### [Aim]
Repeat everything from the first line of the listing below through the line that contains "import plotly.graph_objects as go", exactly. Leave out pictures.

Task inputs start

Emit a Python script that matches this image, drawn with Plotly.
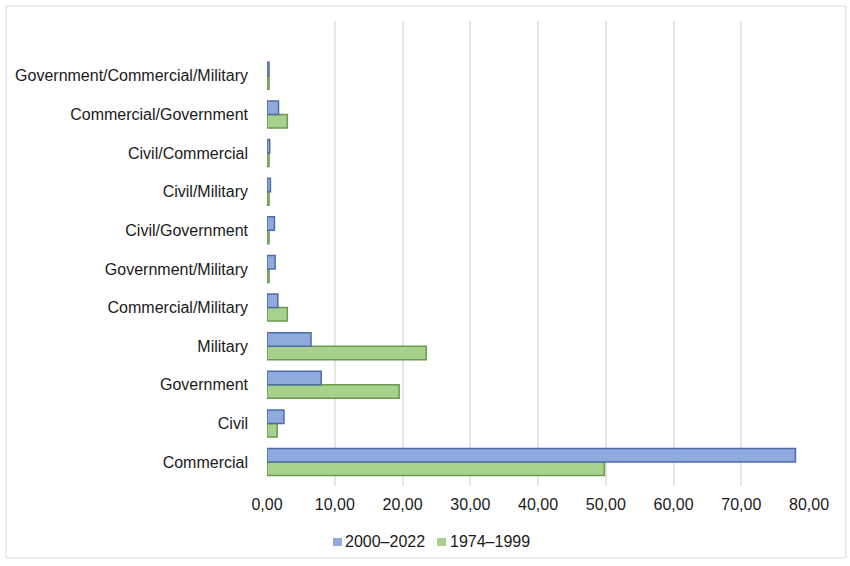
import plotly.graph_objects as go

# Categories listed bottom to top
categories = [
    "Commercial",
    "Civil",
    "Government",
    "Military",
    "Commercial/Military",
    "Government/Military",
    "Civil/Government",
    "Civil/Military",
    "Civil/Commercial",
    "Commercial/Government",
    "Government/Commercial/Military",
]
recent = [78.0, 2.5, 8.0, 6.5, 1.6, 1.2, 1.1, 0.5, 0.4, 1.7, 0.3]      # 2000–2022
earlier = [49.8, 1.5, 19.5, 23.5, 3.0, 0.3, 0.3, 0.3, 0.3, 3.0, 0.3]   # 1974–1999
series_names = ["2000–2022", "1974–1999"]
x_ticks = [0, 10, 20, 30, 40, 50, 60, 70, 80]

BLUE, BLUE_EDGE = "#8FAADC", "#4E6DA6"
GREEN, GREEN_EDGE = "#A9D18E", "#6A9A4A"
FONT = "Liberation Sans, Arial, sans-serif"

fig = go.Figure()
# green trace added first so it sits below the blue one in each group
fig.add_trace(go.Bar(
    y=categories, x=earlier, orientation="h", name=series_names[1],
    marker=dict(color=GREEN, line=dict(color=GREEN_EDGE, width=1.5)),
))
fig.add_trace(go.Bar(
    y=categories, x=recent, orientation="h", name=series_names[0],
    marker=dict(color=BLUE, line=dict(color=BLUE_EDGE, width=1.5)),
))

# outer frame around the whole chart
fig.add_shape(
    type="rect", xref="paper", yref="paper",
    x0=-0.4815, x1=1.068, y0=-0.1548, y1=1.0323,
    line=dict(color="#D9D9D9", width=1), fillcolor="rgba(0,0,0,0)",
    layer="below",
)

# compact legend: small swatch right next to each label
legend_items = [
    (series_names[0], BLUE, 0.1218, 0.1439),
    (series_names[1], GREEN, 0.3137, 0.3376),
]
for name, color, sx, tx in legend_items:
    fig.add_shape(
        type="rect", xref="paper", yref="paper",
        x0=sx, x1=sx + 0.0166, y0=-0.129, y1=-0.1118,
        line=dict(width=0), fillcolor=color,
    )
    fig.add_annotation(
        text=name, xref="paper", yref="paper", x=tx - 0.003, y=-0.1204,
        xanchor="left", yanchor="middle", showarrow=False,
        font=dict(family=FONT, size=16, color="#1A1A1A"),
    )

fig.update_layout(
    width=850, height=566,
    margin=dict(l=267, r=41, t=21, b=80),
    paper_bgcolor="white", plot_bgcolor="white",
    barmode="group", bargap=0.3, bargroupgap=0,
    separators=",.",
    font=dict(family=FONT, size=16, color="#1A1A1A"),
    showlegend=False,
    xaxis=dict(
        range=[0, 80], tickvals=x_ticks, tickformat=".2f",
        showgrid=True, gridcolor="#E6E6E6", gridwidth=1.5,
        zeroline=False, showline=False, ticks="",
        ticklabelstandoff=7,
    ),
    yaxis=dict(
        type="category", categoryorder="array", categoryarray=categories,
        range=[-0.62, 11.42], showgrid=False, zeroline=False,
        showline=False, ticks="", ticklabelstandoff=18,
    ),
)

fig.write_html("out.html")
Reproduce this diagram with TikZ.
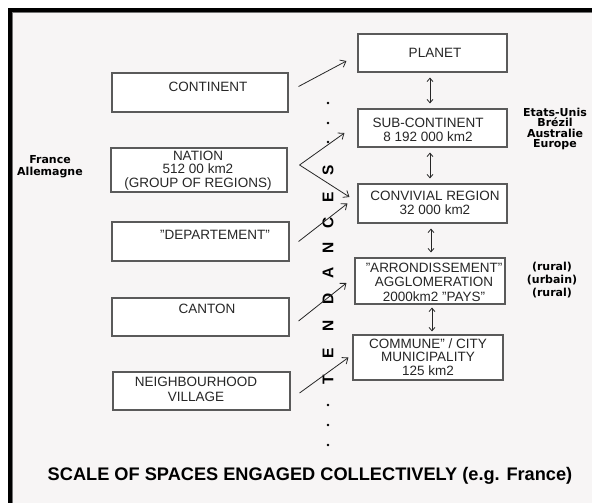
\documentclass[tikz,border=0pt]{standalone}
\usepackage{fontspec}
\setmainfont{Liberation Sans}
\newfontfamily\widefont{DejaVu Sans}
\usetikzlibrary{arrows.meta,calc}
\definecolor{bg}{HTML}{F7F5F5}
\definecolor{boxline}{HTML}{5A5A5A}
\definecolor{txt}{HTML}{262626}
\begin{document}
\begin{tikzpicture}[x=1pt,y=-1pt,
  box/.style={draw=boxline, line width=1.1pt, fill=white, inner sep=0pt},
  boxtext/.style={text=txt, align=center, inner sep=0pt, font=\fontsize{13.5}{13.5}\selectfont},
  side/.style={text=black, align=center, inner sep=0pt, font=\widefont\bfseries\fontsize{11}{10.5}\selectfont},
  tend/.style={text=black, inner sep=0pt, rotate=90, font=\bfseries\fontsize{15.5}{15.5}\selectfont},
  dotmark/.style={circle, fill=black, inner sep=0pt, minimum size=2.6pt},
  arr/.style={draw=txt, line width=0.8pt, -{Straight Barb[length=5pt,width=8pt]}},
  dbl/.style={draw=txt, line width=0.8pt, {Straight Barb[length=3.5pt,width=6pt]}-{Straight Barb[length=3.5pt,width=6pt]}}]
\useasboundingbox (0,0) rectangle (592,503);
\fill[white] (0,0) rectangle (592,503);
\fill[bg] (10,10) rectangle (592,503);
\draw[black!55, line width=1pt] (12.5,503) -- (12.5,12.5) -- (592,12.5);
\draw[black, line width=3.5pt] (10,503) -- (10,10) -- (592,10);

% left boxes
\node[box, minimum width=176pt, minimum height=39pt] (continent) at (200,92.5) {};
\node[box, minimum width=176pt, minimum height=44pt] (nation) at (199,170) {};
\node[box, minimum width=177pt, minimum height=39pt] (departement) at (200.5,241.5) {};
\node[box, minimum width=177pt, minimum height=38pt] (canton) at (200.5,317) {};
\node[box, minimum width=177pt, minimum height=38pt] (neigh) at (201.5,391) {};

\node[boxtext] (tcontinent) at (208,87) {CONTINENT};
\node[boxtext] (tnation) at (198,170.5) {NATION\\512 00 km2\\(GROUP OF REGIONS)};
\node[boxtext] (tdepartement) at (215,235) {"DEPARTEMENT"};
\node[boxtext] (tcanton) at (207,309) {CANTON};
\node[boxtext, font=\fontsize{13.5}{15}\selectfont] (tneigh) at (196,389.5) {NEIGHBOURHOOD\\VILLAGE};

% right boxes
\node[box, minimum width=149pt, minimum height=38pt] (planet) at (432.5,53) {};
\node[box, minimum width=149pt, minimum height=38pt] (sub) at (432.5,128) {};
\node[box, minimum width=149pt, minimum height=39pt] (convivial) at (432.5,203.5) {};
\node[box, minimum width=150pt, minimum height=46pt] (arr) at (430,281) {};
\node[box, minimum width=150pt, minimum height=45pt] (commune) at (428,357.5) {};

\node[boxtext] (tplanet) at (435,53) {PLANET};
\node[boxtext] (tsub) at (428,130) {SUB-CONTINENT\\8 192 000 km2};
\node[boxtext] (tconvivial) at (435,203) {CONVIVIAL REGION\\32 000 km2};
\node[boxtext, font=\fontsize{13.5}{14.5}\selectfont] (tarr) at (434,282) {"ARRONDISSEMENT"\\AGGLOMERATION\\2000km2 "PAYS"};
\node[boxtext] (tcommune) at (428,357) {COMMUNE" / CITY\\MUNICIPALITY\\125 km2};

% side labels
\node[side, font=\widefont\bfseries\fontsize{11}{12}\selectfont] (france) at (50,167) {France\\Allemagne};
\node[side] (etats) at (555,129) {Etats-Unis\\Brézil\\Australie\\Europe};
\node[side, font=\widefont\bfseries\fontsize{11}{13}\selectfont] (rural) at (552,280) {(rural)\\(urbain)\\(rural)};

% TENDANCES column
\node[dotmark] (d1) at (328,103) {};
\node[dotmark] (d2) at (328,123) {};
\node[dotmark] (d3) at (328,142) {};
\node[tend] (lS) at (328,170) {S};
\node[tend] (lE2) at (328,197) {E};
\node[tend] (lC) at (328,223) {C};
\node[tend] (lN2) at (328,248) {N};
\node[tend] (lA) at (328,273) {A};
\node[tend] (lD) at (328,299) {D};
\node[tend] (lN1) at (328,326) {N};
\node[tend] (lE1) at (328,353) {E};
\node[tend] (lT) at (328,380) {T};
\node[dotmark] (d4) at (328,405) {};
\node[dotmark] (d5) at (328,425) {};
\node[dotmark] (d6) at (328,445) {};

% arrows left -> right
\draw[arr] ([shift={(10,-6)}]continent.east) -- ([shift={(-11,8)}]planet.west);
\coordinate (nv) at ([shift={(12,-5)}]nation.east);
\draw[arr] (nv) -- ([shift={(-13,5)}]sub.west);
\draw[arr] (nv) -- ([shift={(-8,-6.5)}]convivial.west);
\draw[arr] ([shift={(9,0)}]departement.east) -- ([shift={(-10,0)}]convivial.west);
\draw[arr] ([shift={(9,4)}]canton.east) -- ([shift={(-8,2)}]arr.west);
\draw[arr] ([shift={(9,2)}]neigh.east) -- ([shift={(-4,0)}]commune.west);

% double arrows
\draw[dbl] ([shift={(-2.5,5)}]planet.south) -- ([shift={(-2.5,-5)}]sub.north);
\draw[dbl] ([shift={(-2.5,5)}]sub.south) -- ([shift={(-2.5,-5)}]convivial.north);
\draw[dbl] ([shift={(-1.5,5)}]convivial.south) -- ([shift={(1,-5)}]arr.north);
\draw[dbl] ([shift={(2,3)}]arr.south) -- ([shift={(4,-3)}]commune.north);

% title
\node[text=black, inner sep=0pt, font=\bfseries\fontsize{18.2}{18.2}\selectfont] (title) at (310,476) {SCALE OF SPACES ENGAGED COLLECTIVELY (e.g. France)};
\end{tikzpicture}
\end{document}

Task inputs end

### [Result of this task]
Emit a Python script that matches this image, drawn with Plotly.
import plotly.graph_objects as go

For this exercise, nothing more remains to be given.